Some providers (Revolut in particular) layer subscription tiers, weekend FX markups, and monthly free-FX caps that can catch out heavy users. Read the pricing schedule before assuming your usage will be free. Customer service for app-only banks is generally slower than for a traditional bank with branches, which matters most if something goes wrong abroad and you need fast help.
On balance, for most travelers and remote workers the pros outweigh the cons by a wide margin, especially because there's no commitment — you can open a Wise or Revolut account for free, use it for a trip, and abandon it if it doesn't fit your life. There's very little downside to trying one.
Frequently asked questions
What is a multi-currency account?
A multi-currency account is a single bank or neobank account that lets you hold balances in multiple currencies at the same time, send and receive in those currencies locally, and convert between them at rates close to the interbank mid-market rate. Wise and Revolut are the two most widely used examples in 2026. Instead of one balance being auto-converted on every foreign transaction, you spend directly from whichever currency bucket matches the transaction, avoiding most FX fees.
What is the best multi-currency account for travelers?
Wise is the most widely recommended for travelers and digital nomads because of its transparent pricing, mid-market exchange rates, no monthly fee, no weekend FX markup, and local receiving details in around 10 currencies. Revolut is a strong alternative for travelers who want extra features like in-app travel insurance, lounge access, and stock trading bundled into the same app, though its paid tiers are needed to unlock the best value for heavy users. For most one-off travel use cases, Wise is the simpler and cheaper default.
Are multi-currency accounts free?
The personal accounts are typically free to open and have no monthly fee — Wise, Revolut Standard, Bunq Easy, Starling, and Monzo all offer free entry tiers in their respective markets. You pay small explicit fees on currency conversions (typically 0.4–1% depending on provider and currency pair) and after exceeding monthly limits on ATM withdrawals or free FX. The card itself usually has a small one-time order fee in some markets and is free in others.
Can I hold multiple currencies in one account?
Yes — that's the defining feature of a multi-currency account. You can hold balances in 30–50+ currencies depending on the provider, each as a separate sub-balance under one login. You can convert between them whenever you like at the app's in-app exchange rate, and you can spend with the card directly from whichever currency matches the transaction, avoiding point-of-sale FX entirely.
Do I need a multi-currency account for travel?

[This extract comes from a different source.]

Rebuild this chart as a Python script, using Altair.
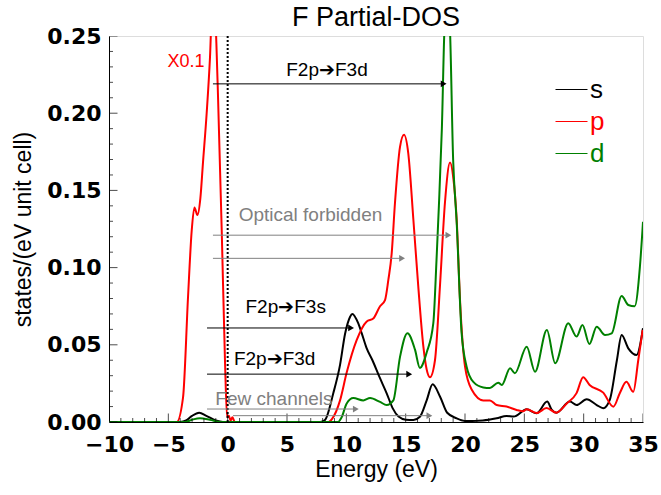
import altair as alt
import pandas as pd

# ---------------- data ----------------
s_x = [-10, -4.0, -3.5, -3.0, -2.4, -1.8, -1.0, -0.4, 7.8, 8.2, 8.9, 9.47, 9.89, 10.31, 10.5, 11.0, 11.3, 11.7, 12.2, 12.8,
       13.4, 13.9, 14.4, 15.0, 15.65, 16.2, 16.77, 17.27, 17.9, 18.5, 19.3, 20.1, 21.5, 22.67, 23.5, 24.1, 25.2, 26.03,
       26.93, 27.3, 27.7, 28.84, 29.4, 30.25, 31.1, 31.65, 32.2, 32.8, 33.2, 33.76, 34.46, 35.0]
s_y = [0, 0, 0.001, 0.004, 0.006, 0.004, 0.001, 0, 0, 0.0013, 0.0186, 0.037, 0.057, 0.068, 0.070, 0.064, 0.0574, 0.048, 0.040, 0.029,
       0.0186, 0.009, 0.0035, 0.0015, 0.0013, 0.0034, 0.014, 0.0244, 0.0164, 0.006, 0.0024, 0.0006, 0.001, 0.0024, 0.0039, 0.0035, 0.0082, 0.0056,
       0.0132, 0.008, 0.006, 0.0132, 0.011, 0.0147, 0.011, 0.0089, 0.0143, 0.040, 0.0563, 0.0477, 0.0434, 0.0607]

p_x = [-10, -4.3, -3.76, -3.34, -3.03, -2.8, -2.55, -2.3, -2.08, -1.77, -1.49, -1.3, -1.1, -0.95, -0.81, -0.5, -0.22, -0.05,
       0.1, 0.25, 0.4, 0.6, 8.5, 8.8, 9.47, 10.03, 10.87, 11.7, 12.27, 12.84, 13.26, 13.54, 13.82, 14.1, 14.52, 14.86, 15.22,
       15.65, 16.06, 16.49, 16.77, 17.05, 17.47, 17.89, 18.31, 18.74, 19.0, 19.3, 19.58, 20.0, 20.56, 21.54, 22.1, 22.67,
       23.5, 24.35, 24.9, 25.2, 26.03, 26.87, 27.7, 28.57, 29.4, 29.96, 30.5, 31.65, 32.5, 33.06, 33.6, 34.18, 34.6, 34.97]
p_y = [0, 0, 0.016, 0.081, 0.124, 0.139, 0.134, 0.145, 0.168, 0.2, 0.236, 0.27, 0.27, 0.245, 0.21, 0.124, 0.038, 0.003,
       0.004, 0.001, 0.003, 0, 0, 0.002, 0.014, 0.032, 0.053, 0.065, 0.067, 0.075, 0.079, 0.092, 0.109, 0.142, 0.178, 0.186, 0.174,
       0.131, 0.088, 0.049, 0.034, 0.029, 0.040, 0.088, 0.142, 0.168, 0.159, 0.131, 0.079, 0.036, 0.021, 0.014, 0.014, 0.011,
       0.010, 0.0078, 0.007, 0.0083, 0.0058, 0.009, 0.006, 0.012, 0.0187, 0.029, 0.024, 0.019, 0.0099, 0.019, 0.026, 0.0196, 0.040, 0.0596]

d_x = [-10, -3.6, -3.0, -2.33, -1.5, -0.6, 9.3, 9.6, 10.03, 10.59, 11.43, 12.0, 12.84, 13.4, 13.96, 14.52, 15.15, 15.78, 16.2,
       16.77, 17.33, 17.6, 17.8, 18.05, 18.3, 18.5, 18.7, 19.0, 19.3, 19.71, 20.13, 20.7, 21.54, 22.1, 22.8, 23.1, 23.8, 24.2,
       25.2, 25.9, 26.9, 27.6, 28.7, 29.4, 29.9, 30.48, 31.1, 31.8, 32.36, 33.2, 33.76, 34.3, 34.74, 35.0]
d_y = [0, 0, 0.0015, 0.0025, 0.0015, 0, 0, 0.003, 0.012, 0.0155, 0.014, 0.0155, 0.013, 0.011, 0.014, 0.042, 0.0575, 0.047, 0.035,
       0.045, 0.064, 0.105, 0.14, 0.19, 0.26, 0.27, 0.26, 0.17, 0.129, 0.058, 0.036, 0.026, 0.0224, 0.022, 0.0255, 0.024, 0.0348, 0.0316,
       0.0488, 0.0326, 0.0596, 0.038, 0.064, 0.0553, 0.0628, 0.0505, 0.0617, 0.0563, 0.0574, 0.0816, 0.0758, 0.075, 0.1006, 0.1297]

series_names = ["s", "p", "d"]
series_colors = ["#000000", "#ff0000", "#008000"]

# annotation arrows
arrow_x1 = [-1.24, -1.24, -1.24, -1.74, -1.74, -1.74, 0.45]
arrow_x2 = [18.2, 18.6, 14.7, 10.4, 15.3, 10.8, 17.0]
arrow_y = [0.219, 0.121, 0.106, 0.0609, 0.031, 0.0084, 0.0041]
arrow_grp = ["k", "g", "g", "k", "k", "g", "g"]

# annotation texts
text_lbl = ["F2p\u2794F3d", "Optical forbidden", "F2p\u2794F3s", "F2p\u2794F3d", "Few channels", "X0.1"]
text_x = [8.37, 6.98, 4.89, 3.96, 3.9, -3.51]
text_y = [0.228, 0.134, 0.0747, 0.0406, 0.0147, 0.233]
text_grp = ["k", "g", "k", "k", "g", "r"]

x_major = [-10, -5, 0, 5, 10, 15, 20, 25, 30, 35]
x_minor = [v for v in range(-10, 36) if v % 5 != 0]
y_major = [0.0, 0.05, 0.10, 0.15, 0.20, 0.25]
y_minor = [round(i * 0.01, 2) for i in range(26) if i % 5 != 0]

FONT = "Liberation Sans"
TICKFONT = "DejaVu Sans"

# ---------------- build ----------------
rows = []
for name, xs_, ys_ in zip(series_names, [s_x, p_x, d_x], [s_y, p_y, d_y]):
    for a, b in zip(xs_, ys_):
        rows.append({"E": a, "dos": b, "orb": name})
df = pd.DataFrame(rows)

xsc = alt.Scale(domain=[-10, 35], nice=False, zero=False)
ysc = alt.Scale(domain=[0, 0.25], nice=False, zero=False)

x_axis = alt.Axis(values=x_major, format="d", ticks=False, grid=False, domainColor="black",
                  labelFont=TICKFONT, labelFontSize=22, labelFontWeight="bold", labelColor="black",
                  labelPadding=12, labelFlush=False, title="Energy (eV)", titleFont=FONT,
                  titleFontSize=23, titleFontWeight="normal", titleColor="black", titlePadding=3)
y_axis = alt.Axis(values=y_major, format=".2f", ticks=False, grid=False, domainColor="black",
                  labelFont=TICKFONT, labelFontSize=22, labelFontWeight="bold", labelColor="black",
                  labelPadding=8, labelFlush=False, title="states/(eV unit cell)", titleFont=FONT,
                  titleFontSize=23, titleFontWeight="normal", titleColor="black", titlePadding=11)

lines = alt.Chart(df).mark_line(clip=True, strokeWidth=2, interpolate="monotone").encode(
    x=alt.X("E:Q", scale=xsc, axis=x_axis),
    y=alt.Y("dos:Q", scale=ysc, axis=y_axis),
    color=alt.Color("orb:N", scale=alt.Scale(domain=series_names, range=series_colors),
                    legend=alt.Legend(title=None, orient="none", legendX=446, legendY=37,
                                      symbolType="stroke", symbolSize=1024, symbolStrokeWidth=1,
                                      labelFont=FONT, labelFontSize=26, rowPadding=2, labelOffset=2,
                                      labelColor={"expr": "datum.label == 's' ? '#000000' : (datum.label == 'p' ? '#ff0000' : '#008000')"})),
)

zero_line = alt.Chart(pd.DataFrame({"E": [0.0]})).mark_rule(color="black", strokeWidth=2, strokeDash=[2, 2]).encode(x="E:Q")

def ticks_layer(vals, size, horizontal):
    if horizontal:
        d = pd.DataFrame({"dos": vals, "E": [-10] * len(vals)})
        return alt.Chart(d).mark_tick(orient="horizontal", size=size, thickness=1, color="black", clip=True).encode(
            x="E:Q", y="dos:Q")
    d = pd.DataFrame({"E": vals, "dos": [0] * len(vals)})
    return alt.Chart(d).mark_tick(orient="vertical", size=size, thickness=1, color="black", clip=True).encode(
        x="E:Q", y="dos:Q")

adf = pd.DataFrame({"E": arrow_x1, "E2": arrow_x2, "dos": arrow_y, "g": arrow_grp})
tdf = pd.DataFrame({"E": text_x, "dos": text_y, "t": text_lbl, "g": text_grp})
gcol = {"k": "#000000", "g": "#808080", "r": "#ff0000"}

layers = [lines, zero_line,
          ticks_layer(y_major, 17, True), ticks_layer(y_minor, 8, True),
          ticks_layer(x_major, 17, False), ticks_layer(x_minor, 8, False)]
for g in ["k", "g"]:
    sub = adf[adf.g == g]
    layers.append(alt.Chart(sub).mark_rule(color=gcol[g], strokeWidth=1).encode(x="E:Q", x2="E2:Q", y="dos:Q"))
    layers.append(alt.Chart(sub).mark_point(shape="triangle-right", filled=True, size=45, color=gcol[g], opacity=1).encode(
        x="E2:Q", y="dos:Q"))
for g in ["k", "g", "r"]:
    sub = tdf[tdf.g == g]
    layers.append(alt.Chart(sub).mark_text(font=FONT, fontSize=19 if g != "r" else 18, color=gcol[g]).encode(
        x="E:Q", y="dos:Q", text="t:N"))

chart = alt.layer(*layers).properties(
    width=534, height=386,
    title=alt.TitleParams("F Partial-DOS", font=FONT, fontSize=27, fontWeight="normal", color="black",
                          anchor="middle", offset=0, dy=7),
    autosize=alt.AutoSizeParams(type="none"),
    padding={"left": 109, "top": 36, "right": 18, "bottom": 73},
).configure_view(stroke="#666666", strokeWidth=1).configure(background="white")

chart.save("out.html", embed_options={"renderer": "svg", "actions": False})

Not strictly — a single no-foreign-transaction-fee credit card plus a fee-rebating debit card will cover most travel needs without ever opening a multi-currency account. But a multi-currency account is genuinely useful if you travel often, spend in multiple currencies on the same trip, want to lock in an exchange rate ahead of a trip, or receive money in foreign currencies. For digital nomads and frequent international travelers, it's effectively essential.

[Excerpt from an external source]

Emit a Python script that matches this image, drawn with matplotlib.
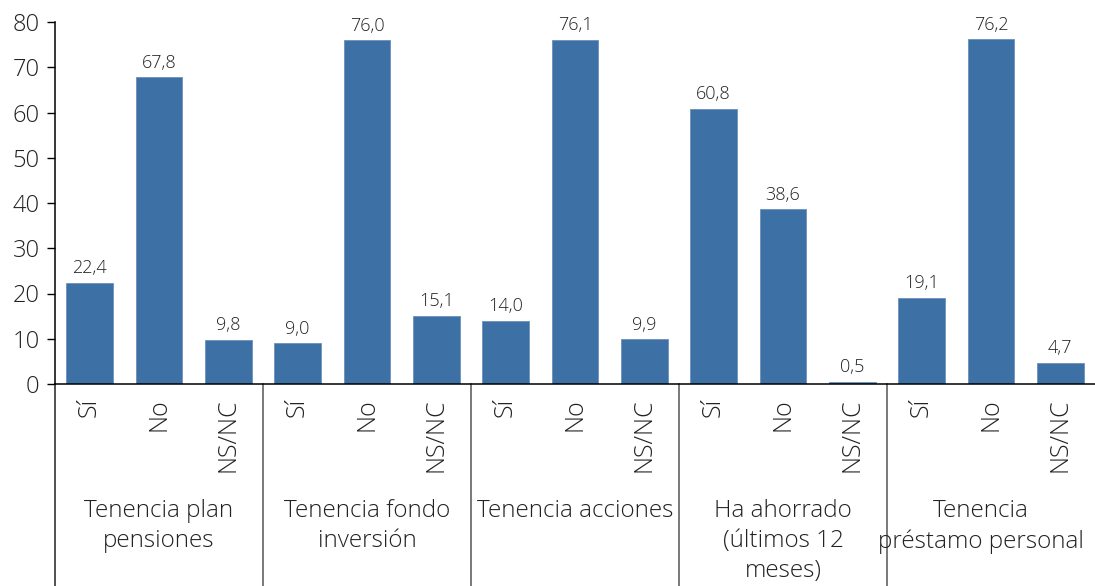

Are multi-currency accounts safe?
Yes, when run by regulated providers. Wise, Revolut, Bunq, Starling, Monzo, and similar are all regulated in their home jurisdictions and required to hold customer funds in segregated accounts at major banks, separate from their own corporate money. However, most are not fully licensed banks in every market and lack the same deposit insurance (FDIC, FSCS, EU deposit guarantee) as a traditional retail bank. For travel money and operating balances this is fine; for long-term savings, a fully licensed bank is still the right home.